Your instructions.
Extract the lines of the material below, beginning with the first and ending with the line that holds "ax = fig.add_axes([37.3". Skip every picture.

Material.
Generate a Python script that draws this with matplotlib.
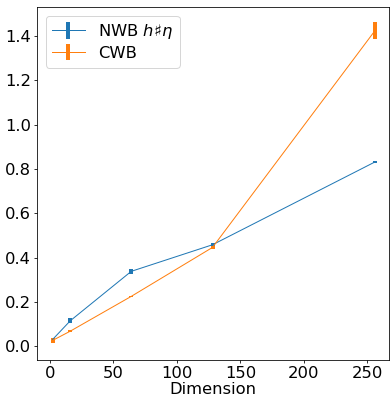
import numpy as np
import matplotlib
matplotlib.use('Agg')
from matplotlib import pyplot as plt

dims = [2, 16, 64, 128, 256]
nwb_mean = [0.030, 0.115, 0.338, 0.458, 0.832]
nwb_err = [0.008, 0.012, 0.010, 0.006, 0.003]
cwb_mean = [0.026, 0.068, 0.225, 0.446, 1.425]
cwb_err = [0.010, 0.003, 0.003, 0.006, 0.040]

DPI = 72
plt.rcParams['font.size'] = 16.4
fig = plt.figure(figsize=(390 / DPI, 396 / DPI), dpi=DPI)
ax = fig.add_axes([37.3 / 390, 1 - 359.5 / 396, (389 - 37.3) / 390, (359.5 - 7.3) / 396])

ax.errorbar(dims, nwb_mean, yerr=nwb_err, color='tab:blue', lw=1, elinewidth=4, label=r'NWB $h\sharp\eta$')
ax.errorbar(dims, cwb_mean, yerr=cwb_err, color='tab:orange', lw=1, elinewidth=4, label='CWB')

ax.set_xlabel('Dimension', labelpad=1)
ax.set_xlim(-10, 267)
ax.set_ylim(-0.06, 1.53)
ax.set_xticks([0, 50, 100, 150, 200, 250])
ax.tick_params(length=3.3, pad=3)
ax.legend(loc='upper left', labelspacing=0.3)

fig.savefig('out.png', dpi=DPI)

Full answer.
Generate a Python script that draws this with matplotlib.
import numpy as np
import matplotlib
matplotlib.use('Agg')
from matplotlib import pyplot as plt

dims = [2, 16, 64, 128, 256]
nwb_mean = [0.030, 0.115, 0.338, 0.458, 0.832]
nwb_err = [0.008, 0.012, 0.010, 0.006, 0.003]
cwb_mean = [0.026, 0.068, 0.225, 0.446, 1.425]
cwb_err = [0.010, 0.003, 0.003, 0.006, 0.040]

DPI = 72
plt.rcParams['font.size'] = 16.4
fig = plt.figure(figsize=(390 / DPI, 396 / DPI), dpi=DPI)
ax = fig.add_axes([37.3 / 390, 1 - 359.5 / 396, (389 - 37.3) / 390, (359.5 - 7.3) / 396])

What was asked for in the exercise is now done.